Quote word for word the lines below, beginning with the first and ending with the one that has "x = list(range(len(MONTHS)))". Drop the pictures.

===== Data shown

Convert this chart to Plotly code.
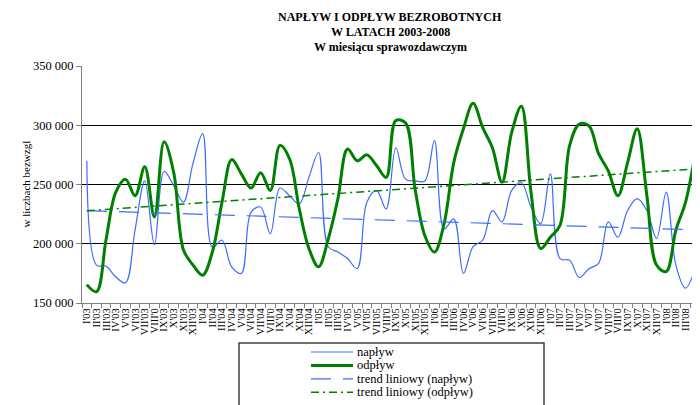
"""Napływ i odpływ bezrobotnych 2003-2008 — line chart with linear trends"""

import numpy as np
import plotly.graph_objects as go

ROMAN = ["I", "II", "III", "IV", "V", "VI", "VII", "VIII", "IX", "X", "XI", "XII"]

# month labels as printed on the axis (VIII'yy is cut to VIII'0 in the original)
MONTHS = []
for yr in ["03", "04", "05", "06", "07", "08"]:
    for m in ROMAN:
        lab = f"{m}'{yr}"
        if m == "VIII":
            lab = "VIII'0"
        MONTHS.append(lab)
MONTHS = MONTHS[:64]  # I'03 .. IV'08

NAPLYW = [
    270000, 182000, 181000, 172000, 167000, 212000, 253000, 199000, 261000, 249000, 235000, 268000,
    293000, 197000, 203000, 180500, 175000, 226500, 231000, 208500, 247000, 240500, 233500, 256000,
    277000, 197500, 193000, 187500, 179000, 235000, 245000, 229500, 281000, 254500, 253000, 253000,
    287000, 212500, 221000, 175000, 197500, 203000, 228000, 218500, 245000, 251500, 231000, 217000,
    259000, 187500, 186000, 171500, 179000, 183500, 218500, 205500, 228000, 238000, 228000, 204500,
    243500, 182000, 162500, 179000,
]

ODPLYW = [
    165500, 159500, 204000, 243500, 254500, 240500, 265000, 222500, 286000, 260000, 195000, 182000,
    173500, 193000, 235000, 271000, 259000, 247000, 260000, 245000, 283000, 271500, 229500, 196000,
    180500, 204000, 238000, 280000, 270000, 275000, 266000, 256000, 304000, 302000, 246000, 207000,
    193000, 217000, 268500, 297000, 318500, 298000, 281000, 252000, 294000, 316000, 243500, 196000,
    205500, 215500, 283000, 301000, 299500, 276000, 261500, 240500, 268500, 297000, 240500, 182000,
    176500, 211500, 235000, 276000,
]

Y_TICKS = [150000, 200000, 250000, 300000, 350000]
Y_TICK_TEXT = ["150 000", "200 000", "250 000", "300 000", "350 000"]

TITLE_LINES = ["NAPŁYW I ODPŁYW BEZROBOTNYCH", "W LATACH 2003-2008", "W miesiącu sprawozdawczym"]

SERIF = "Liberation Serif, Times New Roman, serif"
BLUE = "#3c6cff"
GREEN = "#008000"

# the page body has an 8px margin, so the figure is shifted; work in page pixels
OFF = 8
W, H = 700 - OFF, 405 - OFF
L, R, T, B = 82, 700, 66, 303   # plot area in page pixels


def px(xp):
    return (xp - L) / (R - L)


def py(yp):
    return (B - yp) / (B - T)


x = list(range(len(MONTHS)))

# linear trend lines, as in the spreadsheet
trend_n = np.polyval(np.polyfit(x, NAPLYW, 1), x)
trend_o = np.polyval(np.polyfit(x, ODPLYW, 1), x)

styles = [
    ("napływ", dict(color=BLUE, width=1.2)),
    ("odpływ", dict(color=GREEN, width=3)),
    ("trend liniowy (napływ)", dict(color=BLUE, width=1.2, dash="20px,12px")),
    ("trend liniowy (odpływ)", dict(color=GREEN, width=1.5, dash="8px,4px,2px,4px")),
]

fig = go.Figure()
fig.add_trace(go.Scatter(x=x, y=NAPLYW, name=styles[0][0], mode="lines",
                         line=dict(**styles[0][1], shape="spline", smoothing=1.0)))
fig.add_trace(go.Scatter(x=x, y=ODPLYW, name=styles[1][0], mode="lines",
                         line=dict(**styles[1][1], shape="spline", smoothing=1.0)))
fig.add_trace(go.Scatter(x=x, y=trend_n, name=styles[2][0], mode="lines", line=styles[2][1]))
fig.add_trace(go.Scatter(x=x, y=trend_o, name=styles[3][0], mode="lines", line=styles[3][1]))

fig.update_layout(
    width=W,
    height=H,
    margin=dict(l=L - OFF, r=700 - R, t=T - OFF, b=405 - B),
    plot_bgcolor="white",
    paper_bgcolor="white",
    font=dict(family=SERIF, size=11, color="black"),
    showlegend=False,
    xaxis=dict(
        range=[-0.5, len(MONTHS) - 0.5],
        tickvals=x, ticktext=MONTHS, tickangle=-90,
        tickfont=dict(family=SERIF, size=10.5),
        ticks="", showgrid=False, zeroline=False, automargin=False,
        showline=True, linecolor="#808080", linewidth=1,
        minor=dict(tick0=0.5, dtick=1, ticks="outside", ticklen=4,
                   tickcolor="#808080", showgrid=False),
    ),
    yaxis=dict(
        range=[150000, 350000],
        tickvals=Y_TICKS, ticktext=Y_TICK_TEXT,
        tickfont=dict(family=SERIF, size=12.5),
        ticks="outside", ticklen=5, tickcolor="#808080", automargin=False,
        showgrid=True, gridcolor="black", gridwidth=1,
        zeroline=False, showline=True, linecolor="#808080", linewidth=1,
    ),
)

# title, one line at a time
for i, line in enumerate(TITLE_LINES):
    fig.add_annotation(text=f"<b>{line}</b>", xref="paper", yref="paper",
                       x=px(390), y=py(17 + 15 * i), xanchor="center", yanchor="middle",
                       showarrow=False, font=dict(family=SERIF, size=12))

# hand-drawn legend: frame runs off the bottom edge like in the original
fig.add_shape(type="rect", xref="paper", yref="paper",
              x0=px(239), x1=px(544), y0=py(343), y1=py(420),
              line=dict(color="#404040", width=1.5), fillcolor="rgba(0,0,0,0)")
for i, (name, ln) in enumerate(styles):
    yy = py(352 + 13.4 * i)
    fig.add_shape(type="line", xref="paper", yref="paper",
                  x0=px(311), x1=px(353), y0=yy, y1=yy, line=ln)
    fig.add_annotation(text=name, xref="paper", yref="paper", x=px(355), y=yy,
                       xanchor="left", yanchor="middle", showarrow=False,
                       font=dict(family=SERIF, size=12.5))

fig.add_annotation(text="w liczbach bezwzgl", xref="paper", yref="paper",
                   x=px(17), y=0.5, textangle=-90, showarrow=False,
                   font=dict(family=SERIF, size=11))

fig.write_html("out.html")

==========

— Complete output —
Convert this chart to Plotly code.
"""Napływ i odpływ bezrobotnych 2003-2008 — line chart with linear trends"""

import numpy as np
import plotly.graph_objects as go

ROMAN = ["I", "II", "III", "IV", "V", "VI", "VII", "VIII", "IX", "X", "XI", "XII"]

# month labels as printed on the axis (VIII'yy is cut to VIII'0 in the original)
MONTHS = []
for yr in ["03", "04", "05", "06", "07", "08"]:
    for m in ROMAN:
        lab = f"{m}'{yr}"
        if m == "VIII":
            lab = "VIII'0"
        MONTHS.append(lab)
MONTHS = MONTHS[:64]  # I'03 .. IV'08

NAPLYW = [
    270000, 182000, 181000, 172000, 167000, 212000, 253000, 199000, 261000, 249000, 235000, 268000,
    293000, 197000, 203000, 180500, 175000, 226500, 231000, 208500, 247000, 240500, 233500, 256000,
    277000, 197500, 193000, 187500, 179000, 235000, 245000, 229500, 281000, 254500, 253000, 253000,
    287000, 212500, 221000, 175000, 197500, 203000, 228000, 218500, 245000, 251500, 231000, 217000,
    259000, 187500, 186000, 171500, 179000, 183500, 218500, 205500, 228000, 238000, 228000, 204500,
    243500, 182000, 162500, 179000,
]

ODPLYW = [
    165500, 159500, 204000, 243500, 254500, 240500, 265000, 222500, 286000, 260000, 195000, 182000,
    173500, 193000, 235000, 271000, 259000, 247000, 260000, 245000, 283000, 271500, 229500, 196000,
    180500, 204000, 238000, 280000, 270000, 275000, 266000, 256000, 304000, 302000, 246000, 207000,
    193000, 217000, 268500, 297000, 318500, 298000, 281000, 252000, 294000, 316000, 243500, 196000,
    205500, 215500, 283000, 301000, 299500, 276000, 261500, 240500, 268500, 297000, 240500, 182000,
    176500, 211500, 235000, 276000,
]

Y_TICKS = [150000, 200000, 250000, 300000, 350000]
Y_TICK_TEXT = ["150 000", "200 000", "250 000", "300 000", "350 000"]

TITLE_LINES = ["NAPŁYW I ODPŁYW BEZROBOTNYCH", "W LATACH 2003-2008", "W miesiącu sprawozdawczym"]

SERIF = "Liberation Serif, Times New Roman, serif"
BLUE = "#3c6cff"
GREEN = "#008000"

# the page body has an 8px margin, so the figure is shifted; work in page pixels
OFF = 8
W, H = 700 - OFF, 405 - OFF
L, R, T, B = 82, 700, 66, 303   # plot area in page pixels


def px(xp):
    return (xp - L) / (R - L)


def py(yp):
    return (B - yp) / (B - T)


x = list(range(len(MONTHS)))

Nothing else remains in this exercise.